Мальро впервые сформулировал концепцию «музея без стен» в 1950-х годах и потом не раз возвращался к ней в своих текстах6. Его решение, с одной стороны, опиралось на возможности фотографии, а с другой — являлось вопросом «стиля». Фотография уравнивает и делает сопоставимым всё и вся. Но, быть может, еще более действенным унификатором выступает понятие «стиля» (еще точнее мысль Мальро передает немецкий термин Kunstwollen — художественная воля). «Стиль» выступает для Мальро тем, что объединяет все объекты, помещенные им в «воображаемый музей». Стиль — это великий уравнитель, унифицирующий самые разные культурные продукты. Вопрос о том, что означает это утверждение — стиль объединяет все, — Мальро таинственным образом оставил без ответа.

Другой важный вопрос, от которого явно уклонился Мальро, состоит в следующем: что мы на самом деле приобретаем, помещая все произведения искусства в этот воображаемый музей без стен? Коль скоро современный музей — созданный по сути той же эпохой, что породила «Энциклопедию» Дидро, и разделяющий ее характерные особенности — был попыткой упорядочить мир, установить однородность и порядок там, где правили разнородность и хаос, что случится, если мы вдруг примем все объекты, объединив под рубрикой «стиль»? Стремление музея к классификации, хронологии и линейному нарративу свидетельствуют о том, что его цель — преодолеть, пусть временно или теоретически, беспорядок, царящий в этом мире. Принимая все, Мальро, в сущности, выносит понятие музея за скобки: он воспроизводит внутри музея хаос этого мира. Его музей уже не устанавливает порядок, а только отражает хаос, который, как будто, призван прояснить.

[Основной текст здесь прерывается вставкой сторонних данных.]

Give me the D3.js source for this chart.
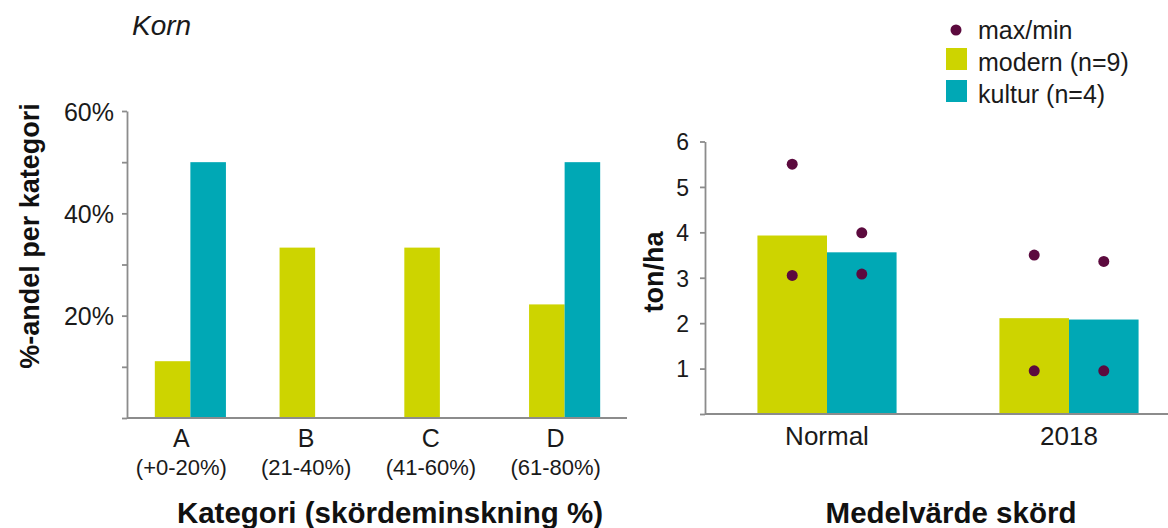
<!DOCTYPE html>
<html>
<head>
<meta charset="utf-8">
<script src="https://cdn.jsdelivr.net/npm/d3@7"></script>
<style>
  html, body { margin: 0; padding: 0; background: #fff; }
  svg { display: block; font-family: "Liberation Sans", Arial, Helvetica, sans-serif; }
  .axis path, .axis line { stroke: #8c8c8c; stroke-width: 1.8; }
  .axis text { fill: #1a1a1a; }
</style>
</head>
<body>
<svg id="chart" width="1168" height="528"></svg>
<script>
// Andel sorter per skördeminskningskategori
const categories = ["A", "B", "C", "D"];
const categoryRanges = ["(+0-20%)", "(21-40%)", "(41-60%)", "(61-80%)"];
const modernShare = [11.1, 33.3, 33.3, 22.2];
const kulturShare = [50, 0, 0, 50];
const shareTicks = [0, 10, 20, 30, 40, 50, 60];

// Medelskörd (ton/ha) med max/min
const yieldGroups = ["Normal", "2018"];
const modernMean = [3.93, 2.11];
const kulturMean = [3.56, 2.08];
const modernMax = [5.5, 3.5];
const modernMin = [3.05, 0.95];
const kulturMax = [3.99, 3.36];
const kulturMin = [3.08, 0.95];
const yieldTicks = [0, 1, 2, 3, 4, 5, 6];

const seriesNames = ["modern", "kultur"];
const legendLabels = ["max/min", "modern (n=9)", "kultur (n=4)"];
const colors = { modern: "#cdd400", kultur: "#00a8b5", dot: "#5c0a3e" };

const svg = d3.select("#chart");

// Rubrik
svg.append("text")
  .attr("x", 132).attr("y", 35)
  .attr("font-size", 28).attr("font-style", "italic").attr("fill", "#1a1a1a")
  .text("Korn");

// ---------- Vänster diagram ----------
const xL = d3.scaleBand().domain(categories).range([128, 627])
  .paddingInner(0.43).paddingOuter(0.215);
const subL = d3.scaleBand().domain(seriesNames).range([0, xL.bandwidth()]);
const yL = d3.scaleLinear().domain([0, 60]).range([418, 111]);

const leftData = categories.map((c, i) => ({ c, modern: modernShare[i], kultur: kulturShare[i] }));

const gL = svg.append("g");
gL.selectAll("g.cat").data(leftData).join("g")
  .attr("transform", d => `translate(${xL(d.c)},0)`)
  .selectAll("rect").data(d => seriesNames.map(s => ({ s, v: d[s] })).filter(e => e.v > 0)).join("rect")
  .attr("x", e => subL(e.s))
  .attr("width", subL.bandwidth())
  .attr("y", e => yL(e.v))
  .attr("height", e => yL(0) - yL(e.v))
  .attr("fill", e => colors[e.s]);

gL.append("g").attr("class", "axis")
  .attr("transform", "translate(127,0)")
  .call(d3.axisLeft(yL).tickValues(shareTicks).tickSize(5).tickSizeOuter(0).tickPadding(8)
    .tickFormat(d => (d > 0 && d % 20 === 0) ? d + "%" : ""))
  .call(g => g.selectAll("text").attr("font-size", 25).attr("dy", "0.36em"));

gL.append("line")
  .attr("x1", 127).attr("x2", xL.range()[1])
  .attr("y1", yL(0)).attr("y2", yL(0))
  .attr("stroke", "#8c8c8c").attr("stroke-width", 1.8);

const catLabels = gL.selectAll("g.catlab").data(categories).join("g")
  .attr("transform", d => `translate(${xL(d) + xL.bandwidth() / 2 - 9},0)`);
catLabels.append("text").attr("y", 447).attr("text-anchor", "middle")
  .attr("font-size", 25).attr("fill", "#1a1a1a").text(d => d);
catLabels.append("text").attr("y", 475).attr("text-anchor", "middle")
  .attr("font-size", 22).attr("fill", "#1a1a1a").text((d, i) => categoryRanges[i]);

gL.append("text")
  .attr("transform", "translate(39,236) rotate(-90)")
  .attr("text-anchor", "middle").attr("font-size", 27).attr("font-weight", "bold").attr("fill", "#111")
  .text("%-andel per kategori");

gL.append("text")
  .attr("x", 390).attr("y", 523).attr("text-anchor", "middle")
  .attr("font-size", 29.5).attr("font-weight", "bold").attr("fill", "#111")
  .text("Kategori (skördeminskning %)");

// ---------- Höger diagram ----------
const xR = d3.scaleBand().domain(yieldGroups).range([706, 1190])
  .paddingInner(0.425).paddingOuter(0.2125);
const subR = d3.scaleBand().domain(seriesNames).range([0, xR.bandwidth()]);
const yR = d3.scaleLinear().domain([0, 6]).range([414, 141.5]);

const rightData = yieldGroups.map((g, i) => ({
  g,
  modern: { mean: modernMean[i], max: modernMax[i], min: modernMin[i] },
  kultur: { mean: kulturMean[i], max: kulturMax[i], min: kulturMin[i] }
}));

const gR = svg.append("g");
const groups = gR.selectAll("g.grp").data(rightData).join("g")
  .attr("transform", d => `translate(${xR(d.g)},0)`);

groups.selectAll("rect").data(d => seriesNames.map(s => ({ s, ...d[s] }))).join("rect")
  .attr("x", e => subR(e.s))
  .attr("width", subR.bandwidth())
  .attr("y", e => yR(e.mean))
  .attr("height", e => yR(0) - yR(e.mean))
  .attr("fill", e => colors[e.s]);

groups.selectAll("circle").data(d => seriesNames.flatMap(s => [
  { s, v: d[s].max }, { s, v: d[s].min }
])).join("circle")
  .attr("cx", e => subR(e.s) + subR.bandwidth() / 2)
  .attr("cy", e => yR(e.v))
  .attr("r", 5.5)
  .attr("fill", colors.dot);

gR.append("g").attr("class", "axis")
  .attr("transform", "translate(705,0)")
  .call(d3.axisLeft(yR).tickValues(yieldTicks).tickSize(5).tickSizeOuter(0).tickPadding(11)
    .tickFormat(d => d > 0 ? d : ""))
  .call(g => g.selectAll("text").attr("font-size", 23).attr("dy", "0.36em"));

gR.append("g").attr("class", "axis")
  .attr("transform", `translate(0,${yR(0)})`)
  .call(d3.axisBottom(xR).tickSize(0).tickSizeOuter(0).tickPadding(13))
  .call(g => g.select(".domain").attr("d", `M705,0H${xR.range()[1]}`))
  .call(g => g.selectAll("text").attr("font-size", 26).attr("dy", "0.71em"));

gR.append("text")
  .attr("transform", "translate(663,272) rotate(-90)")
  .attr("text-anchor", "middle").attr("font-size", 27).attr("font-weight", "bold").attr("fill", "#111")
  .text("ton/ha");

gR.append("text")
  .attr("x", 951).attr("y", 523).attr("text-anchor", "middle")
  .attr("font-size", 29.5).attr("font-weight", "bold").attr("fill", "#111")
  .text("Medelvärde skörd");

// ---------- Teckenförklaring ----------
const legend = svg.append("g").attr("transform", "translate(946,30)");
legend.append("circle").attr("cx", 10).attr("cy", 0).attr("r", 5.5).attr("fill", colors.dot);
seriesNames.forEach((s, i) => {
  legend.append("rect").attr("x", 0).attr("y", 18 + i * 32).attr("width", 21).attr("height", 22)
    .attr("fill", colors[s]);
});
legend.selectAll("text.leg").data(legendLabels).join("text")
  .attr("x", 32).attr("y", (d, i) => 9 + i * 32)
  .attr("font-size", 25).attr("fill", "#1a1a1a")
  .text(d => d);
</script>
</body>
</html>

Мечта Мальро, не выходившая за рамки умозрительного, превратилась в кошмар постмодерна. Кажется, что музей стал преобладающим модусом восприятия мира — ощущение, порожденное ошеломительным распространением новых музеев во всем мире. Сегодня любой объект и любой исторический период могут стать предметом музеефикации. Музеологическая перспектива — это постмодернистский эквивалент принципиально модернистского акцента на стиле у Мальро. И точно так же как идея-фикс Мальро — его универсальный музей — максимально убедительна в теории, нынешняя концепция музейной культуры лучше всего работает, оставаясь моделью. Как только дело доходит до их реализации, обе идеи теряют эффективность. Чем больше музеев и чем они крупнее, тем менее они способны дать общее представление о мире. Чем бóльшую реальность обретает концепция, тем более тавтологичными — и бесполезными — оказываются результаты; доведенная до своего логического завершения, она превращает весь мир в музей, ставя нас перед новой проблемой: как объять этот мир-музей.

Примечания:

* Воображаемый музей (франц.).

1. Crow, Thomas. Modern Art in the Common Culture. New Haven; London: Yale University Press, 1996.

2. Флобер, Гюстав. Бувар и Пекюше // Собрание сочинений: в 4-х тт. / Т. 4. М.: Правда, 1971.

3. Интерпретация Дагласом Кримпом этого романа исключительно как притчи о музее кажется слишком узкой и не всегда находит подкрепление в тексте: Кримп, Даглас. На руинах музея. М.: V-A-C press, 2015. C. 77–81.

4. Флобер. Указ. соч. С. 213.

5. Там же. С. 215.

6. Мальро, Андре. Голоса безмолвия. СПб.: Наука, 2012. См. также: Malraux, André. Picasso’s Mask. New York: Da Capo Press, 1994.